Profiles and multi-user apps are definitely here to stay. However, I think profiles are going to receive less emphasis, since we’ve been noticing that a lot of users don’t bother filling them out. I’m not the one doing the user testing experiments so I can’t comment on the particulars, so I’ll let @markmhendrickson comment instead.
Definitely not – BNS is also here to stay. BNS is a crucial piece of infrastructure that binds user identifiers to their Gaia storage metadata. However, I think the new connect app is going to make it so users don’t need to do the full onboarding experience before they can get started using apps (again, going to let @markmhendrickson or @hank comment here, since they know more about this than I do).
Generally speaking, I’d caution against interpreting the lack of particular functionality in this new work as a sign we’re “moving away” from anything over the long-term.
We decided to redesign the onboarding experience in particular from the ground up since we believe it’s the most impactful part for the vast majority of users – and in most dire need of attention. Consequently, we paid little or no attention to anything that comes after onboarding in the user experience.
For example, we haven’t invested any energy in the profile creation or management experience. But that’s not because we have anything against it necessarily; we just didn’t find it was integral to an effective onboarding experience.
We’ll continue encouraging any users who want this post-onboarding functionality to use the existing Blockstack Browser in the meantime. We don’t intend to strip any of it out from there.

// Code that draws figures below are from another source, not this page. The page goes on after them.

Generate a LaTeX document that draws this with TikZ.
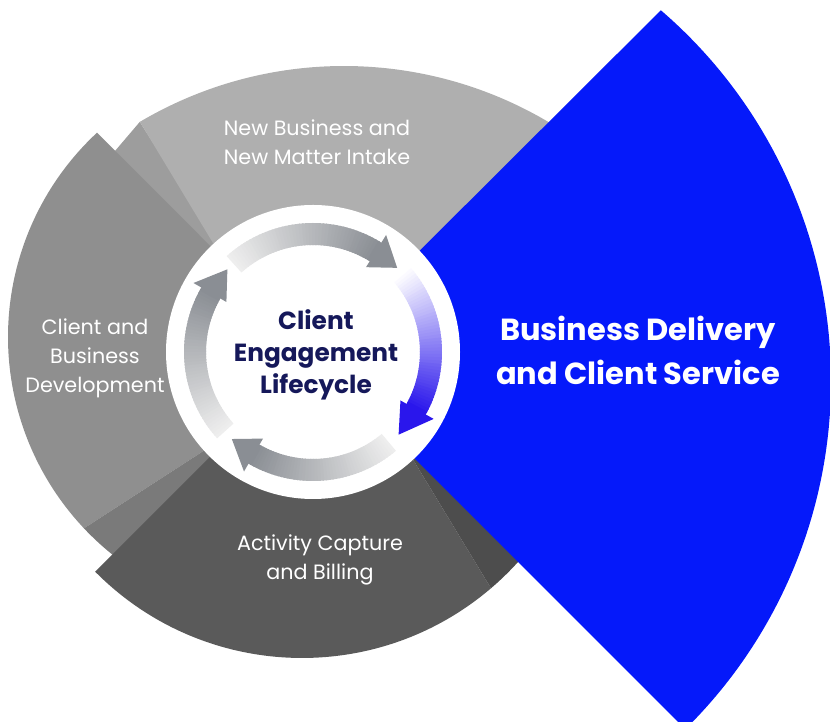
\documentclass[tikz,border=0pt]{standalone}
\usepackage{fontspec}
\setmainfont{Poppins}
\definecolor{segtop}{HTML}{AFAFAF}
\definecolor{segtopside}{HTML}{9D9D9D}
\definecolor{segleft}{HTML}{8F8F8F}
\definecolor{segleftside}{HTML}{7A7A7A}
\definecolor{segbottom}{HTML}{5A5A5A}
\definecolor{segbottomside}{HTML}{4D4D4D}
\definecolor{segblue}{HTML}{0519FA}
\definecolor{navytext}{HTML}{15185A}
\definecolor{arrowgrey}{HTML}{8A8E94}
\definecolor{arrowlight}{HTML}{EEEEEE}
\definecolor{arrowblue}{HTML}{2A16EC}
% #1 tail angle, #2 head base angle, #3 tip angle, #4 tail colour, #5 head colour
\newcommand{\ringband}[5]{%
  \foreach \k in {0,...,47}{%
    \pgfmathsetmacro{\angA}{(#1)+((#2)-(#1))*\k/48}%
    \pgfmathsetmacro{\angB}{(#1)+((#2)-(#1))*(\k+1.5)/48}%
    \pgfmathtruncatemacro{\pct}{100*\k/47}%
    \fill[#5!\pct!#4] (\angA:129) arc[start angle=\angA,end angle=\angB,radius=129]
      -- (\angB:107) arc[start angle=\angB,end angle=\angA,radius=107] -- cycle;
  }%
  \fill[#5] (#2:100) -- (#3:119) -- (#2:138) -- cycle;
}
\tikzset{
  seglabel/.style={text=white, align=center, font={\fontsize{20.7}{29}\selectfont}},
  centerlabel/.style={text=navytext, align=center, font={\bfseries\fontsize{24.8}{32}\selectfont}},
  bluelabel/.style={text=white, align=center, font={\bfseries\fontsize{30.5}{44}\selectfont}}
}
\begin{document}
\begin{tikzpicture}[x=1pt,y=1pt]
\useasboundingbox (0,0) rectangle (830,722);
\clip (0,0) rectangle (830,722);
\coordinate (O) at (313,368);
\coordinate (R) at (313,370);
\coordinate (TC) at (344,255);
\coordinate (LC) at (287,385);
\coordinate (BC) at (302,355);
\coordinate (BLC) at (342,341);

% upper-left side face
\fill[segtopside] (115,571) -- (139.8,600.1) -- (290,362) -- cycle;
% top segment
\fill[segtop] (280,368) -- ([shift={(TC)}]120.6:401) arc[start angle=120.6,end angle=50,radius=401] -- (O) -- cycle;
% left segment
\fill[segleft] (313,373) -- ([shift={(LC)}]132.9:279) arc[start angle=132.9,end angle=223.3,radius=279] -- (313,342) -- cycle;
% lower-left side face
\fill[segleftside] (313,342) -- ([shift={(LC)}]223.3:279) arc[start angle=223.3,end angle=232,radius=279] -- (O) -- cycle;
% bottom segment
\fill[segbottom] (O) -- ([shift={(BC)}]224.7:291) arc[start angle=224.7,end angle=310.5,radius=291] -- (349,368) -- cycle;
% lower-right side face
\fill[segbottomside] (349,368) -- ([shift={(BC)}]310.5:291) arc[start angle=310.5,end angle=322,radius=291] -- (O) -- cycle;
% blue segment
\fill[segblue] (313,365) -- ([shift={(BLC)}]49.3:489) arc[start angle=49.3,end angle=-45.4,radius=489] -- cycle;

% white hub
\fill[white] (R) circle[radius=147];

% cycle arrows
\begin{scope}[shift={(313,370)}]
  \ringband{132}{58}{45}{arrowlight}{arrowgrey}
  \ringband{42}{-29}{-44}{white}{arrowblue}
  \ringband{-50}{-120}{-133}{arrowlight}{arrowgrey}
  \ringband{222}{150}{136}{arrowlight}{arrowgrey}
\end{scope}

% labels
\node[seglabel] (newbiz) at (317,580) {New Business and\\New Matter Intake};
\node[seglabel] (clientdev) at (95,364) {Client and\\Business\\Development};
\node[seglabel] (activity) at (320,162) {Activity Capture\\and Billing};
\node[centerlabel] (lifecycle) at (316,367) {Client\\Engagement\\Lifecycle};
\node[bluelabel] (delivery) at (638,372) {Business Delivery\\and Client Service};
\end{tikzpicture}
\end{document}
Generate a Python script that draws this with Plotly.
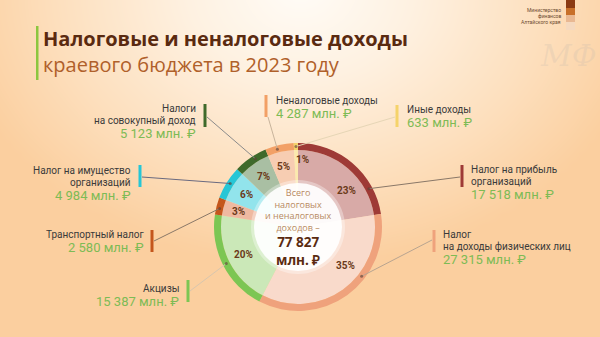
import numpy as np
import plotly.graph_objects as go

# ---------------- data ----------------
categories = [
    "Налог на прибыль организаций",
    "Налог на доходы физических лиц",
    "Акцизы",
    "Транспортный налог",
    "Налог на имущество организаций",
    "Налоги на совокупный доход",
    "Неналоговые доходы",
    "Иные доходы",
]
values = [17518, 27315, 15387, 2580, 4984, 5123, 4287, 633]
label_lines = [
    ["Налог на прибыль", "организаций"],
    ["Налог", "на доходы физических лиц"],
    ["Акцизы"],
    ["Транспортный налог"],
    ["Налог на имущество", "организаций"],
    ["Налоги", "на совокупный доход"],
    ["Неналоговые доходы"],
    ["Иные доходы"],
]
title_line1 = "Налоговые и неналоговые доходы"
title_line2 = "краевого бюджета в 2023 году"
center_lines = ["Всего", "налоговых", "и неналоговых", "доходов –"]
unit = "млн. ₽"

# ---------------- styles ----------------
ring_colors = ["#9e3a36", "#efa27c", "#7cc653", "#c4561c", "#26c6d6", "#3f6a2b", "#f2a066", "#f5d36a"]
fill_colors = ["#d8aaa7", "#f9dacb", "#cbe8b8", "#efb9a1", "#92e4ec", "#a9bfa3", "#f7cdb2", "#fbe9ae"]
W, H = 600, 337
CX, CY = 298, 227
R_OUT, R_IN, R_HOLE = 84, 77, 44
R_DOT = 80.5
pct_angle_shift = [12.5, -15, 0, 0, 0, 0, -1, 5]
pct_radius = [61, 61, 61, 61, 61, 61, 62, 68]
dot_frac = [0.76, 0.37, 0.5, 0.4, 0.53, 0.61, 0.4, 0.5]
# callout style: bar x, bar top, bar bottom, side of text, text x, first text y, line start (x,y)
callouts = [
    dict(bx=462, b0=165, b1=187, side="left", tx=469, ty=169, lx=460, ly=177, lc="#8a7868"),
    dict(bx=434, b0=230, b1=252, side="left", tx=441, ty=234, lx=432, ly=240, lc="#b8a490"),
    dict(bx=188, b0=280, b1=302, side="right", tx=181, ty=288, lx=190, ly=291, lc="#d8c6ae"),
    dict(bx=152, b0=230, b1=252, side="right", tx=146, ty=234, lx=154, ly=241, lc="#8a7868"),
    dict(bx=140, b0=165, b1=187, side="right", tx=133, ty=170, lx=142, ly=177, lc="#6a6a80"),
    dict(bx=205, b0=104, b1=127, side="right", tx=198, ty=108, lx=207, ly=117, lc="#8a8a8a"),
    dict(bx=266, b0=95, b1=117, side="left", tx=274, ty=100, lx=268, ly=117, lc="#c8b49c"),
    dict(bx=397, b0=105, b1=127, side="left", tx=405, ty=109, lx=395, ly=117, lc="#e6d6b6"),
]
TEXT_COLOR = "#3a3a3a"
GREEN = "#7dbb55"
BROWN = "#5a2a10"

def px(x):
    return x / W

def py(y):
    return 1 - y / H

total = sum(values)

# largest-remainder percentage rounding
raw = [v / total * 100 for v in values]
fl = [int(np.floor(r)) for r in raw]
rem = sorted(range(len(raw)), key=lambda i: raw[i] - fl[i], reverse=True)
for i in rem[: 100 - sum(fl)]:
    fl[i] += 1
pcts = fl

def fmt(v):
    return f"{v:,}".replace(",", " ")

fig = go.Figure()

# background gradient
gx = np.linspace(-10, 610, 64)
gy = np.linspace(-10, 347, 36)
GX, GY = np.meshgrid(gx, gy)
Z = np.clip(np.sqrt(((GX - 300) / 320) ** 2 + ((GY + 10) / 250) ** 2), 0, 1.1)
fig.add_trace(go.Heatmap(
    x=gx, y=gy, z=Z, zsmooth="best", showscale=False, hoverinfo="skip",
    colorscale=[[0, "#fffcf7"], [0.32, "#fef1e1"], [0.7, "#fddfbd"], [1, "#fbcf9f"]],
    zmin=0, zmax=1.1,
))

# inner fill pie
fig.add_trace(go.Pie(
    values=values, labels=categories, sort=False, direction="clockwise", rotation=0,
    marker=dict(colors=fill_colors, line=dict(width=0)), textinfo="none", hoverinfo="skip",
    domain=dict(x=[px(CX - R_IN), px(CX + R_IN)], y=[py(CY + R_IN), py(CY - R_IN)]),
    showlegend=False,
))
# outer ring
fig.add_trace(go.Pie(
    values=values, labels=categories, sort=False, direction="clockwise", rotation=0,
    hole=R_IN / R_OUT,
    marker=dict(colors=ring_colors, line=dict(width=0)), textinfo="none", hoverinfo="skip",
    domain=dict(x=[px(CX - R_OUT), px(CX + R_OUT)], y=[py(CY + R_OUT), py(CY - R_OUT)]),
    showlegend=False,
))

shapes = []
annotations = []

# white center
shapes.append(dict(type="circle", xref="x", yref="y", x0=CX - R_HOLE - 3, x1=CX + R_HOLE + 3,
                   y0=CY - R_HOLE - 3, y1=CY + R_HOLE + 3, fillcolor="rgba(255,255,255,0.35)",
                   line=dict(width=0), layer="above"))
shapes.append(dict(type="circle", xref="x", yref="y", x0=CX - R_HOLE, x1=CX + R_HOLE,
                   y0=CY - R_HOLE, y1=CY + R_HOLE, fillcolor="rgba(255,255,255,0.9)",
                   line=dict(width=0), layer="above"))

# percentages and callouts
cum = 0
for i, v in enumerate(values):
    a0 = cum / total * 360
    a1 = (cum + v) / total * 360
    cum += v
    am = np.radians((a0 + a1) / 2 + pct_angle_shift[i])
    annotations.append(dict(
        x=CX + pct_radius[i] * np.sin(am), y=CY - pct_radius[i] * np.cos(am), xref="x", yref="y",
        text=f"<b>{pcts[i]}%</b>", showarrow=False,
        font=dict(family="Roboto", size=10, color="#6b3a1a"),
    ))
    c = callouts[i]
    ad = np.radians(a0 + (a1 - a0) * dot_frac[i])
    dx, dy = CX + R_DOT * np.sin(ad), CY - R_DOT * np.cos(ad)
    shapes.append(dict(type="line", xref="x", yref="y", x0=c["lx"], y0=c["ly"], x1=dx, y1=dy,
                       line=dict(color=c["lc"], width=1), layer="above"))
    shapes.append(dict(type="circle", xref="x", yref="y", x0=dx - 1.5, x1=dx + 1.5, y0=dy - 1.5, y1=dy + 1.5,
                       fillcolor="rgba(90,60,50,0.6)", line=dict(width=0), layer="above"))
    shapes.append(dict(type="rect", xref="x", yref="y", x0=c["bx"] - 1.5, x1=c["bx"] + 1.5,
                       y0=c["b0"], y1=c["b1"], fillcolor=ring_colors[i], line=dict(width=0), layer="above"))
    anchor = "left" if c["side"] == "left" else "right"
    y = c["ty"]
    for line in label_lines[i]:
        annotations.append(dict(x=c["tx"], y=y, xref="x", yref="y", text=line, showarrow=False,
                                xanchor=anchor, yanchor="middle",
                                font=dict(family="Roboto", size=10, color=TEXT_COLOR)))
        y += 12
    annotations.append(dict(x=c["tx"], y=y + 1, xref="x", yref="y", text=f"{fmt(v)} {unit}",
                            showarrow=False, xanchor=anchor, yanchor="middle",
                            font=dict(family="Roboto", size=13, color=GREEN)))

# center text
annotations.append(dict(x=CX, y=210, xref="x", yref="y", text="<br>".join(center_lines), showarrow=False,
                        yanchor="middle", borderpad=0,
                        font=dict(family="Open Sans", size=9, color="#b88a62")))
annotations.append(dict(x=CX, y=250.5, xref="x", yref="y",
                        text=f"<b>{fmt(total)}</b><br><b>{unit}</b>", showarrow=False,
                        yanchor="middle", borderpad=0,
                        font=dict(family="Open Sans", size=13.5, color=BROWN)))

# title
shapes.append(dict(type="rect", xref="x", yref="y", x0=36, x1=38.5, y0=26, y1=80,
                   fillcolor="#8cc63f", line=dict(width=0), layer="above"))
annotations.append(dict(x=41, y=38, xref="x", yref="y", text=f"<b>{title_line1}</b>", showarrow=False,
                        xanchor="left", yanchor="middle",
                        font=dict(family="Open Sans", size=20, color=BROWN)))
annotations.append(dict(x=41, y=64, xref="x", yref="y", text=title_line2, showarrow=False,
                        xanchor="left", yanchor="middle",
                        font=dict(family="Open Sans", size=20, color="#b0602a")))

# logo
for y0, y1, col in [(0, 8, "#8b3a12"), (8, 15, "#c8702a"), (15, 22, "#e9b892"), (22, 30, "#f5d9bf")]:
    shapes.append(dict(type="rect", xref="x", yref="y", x0=566, x1=575, y0=y0, y1=y1,
                       fillcolor=col, line=dict(width=0), layer="above"))
for t, yy in zip(["Министерство", "финансов", "Алтайского края"], [10, 16, 22]):
    annotations.append(dict(x=563, y=yy, xref="x", yref="y", text=t, showarrow=False,
                            xanchor="right", yanchor="middle",
                            font=dict(family="Roboto", size=5, color="#6b4a30")))
annotations.append(dict(x=568, y=55, xref="x", yref="y", text="<i>МФ</i>", showarrow=False,
                        font=dict(family="DejaVu Serif", size=30, color="rgba(205,190,175,0.28)")))

fig.update_layout(
    width=W, height=H, margin=dict(l=0, r=0, t=0, b=0),
    paper_bgcolor="#fde3c6", plot_bgcolor="rgba(0,0,0,0)",
    xaxis=dict(range=[0, W], visible=False, fixedrange=True, domain=[0, 1]),
    yaxis=dict(range=[H, 0], visible=False, fixedrange=True, domain=[0, 1]),
    shapes=shapes, annotations=annotations, showlegend=False,
)

fig.write_html("out.html")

We’re also not looking to favor single-player apps over multi-player ones with this work. In some ways it’s easier to design for private single-player apps, since you don’t have to think through all the ways in which data is encrypted for multiple people.
However, we believe that people generally demand multi-player functionality from most apps over the long-term, even if they start off using them in a single-player fashion. So we expect to help developers navigate the design challenges with multi-player experiences going forward, perhaps by providing standard components that help users grant view, edit, etc. permissions for certain data in a privacy-guaranteed fashion.
To further clarify, everything @markmhendrickson said is backed by somewhat extensive user behavioral studies PBC has been doing on the onboarding experience. The design changes aren’t coming out of nowhere.
Yep that’s important to note. We’re essentially running every feature idea through prototyping and user testing these days instead of assuming what people want, whether they’ll understand or use it, etc. That process applies not only to this onboarding work but all other functionality they may encounter while using Blockstack apps.
I add a second ID and verify it but i cant choose to login with the second beyond the first on my account… Is this what meant with “Multi-User apps and Profiles”?
Does your second ID share the same underlying Secret Key as the first? Or did you create it with a separate Secret Key? If the former, you should be able to see both IDs and choose from them for login. If the latter, then you’ll need to log out and use the other Secret Key to see the other ID.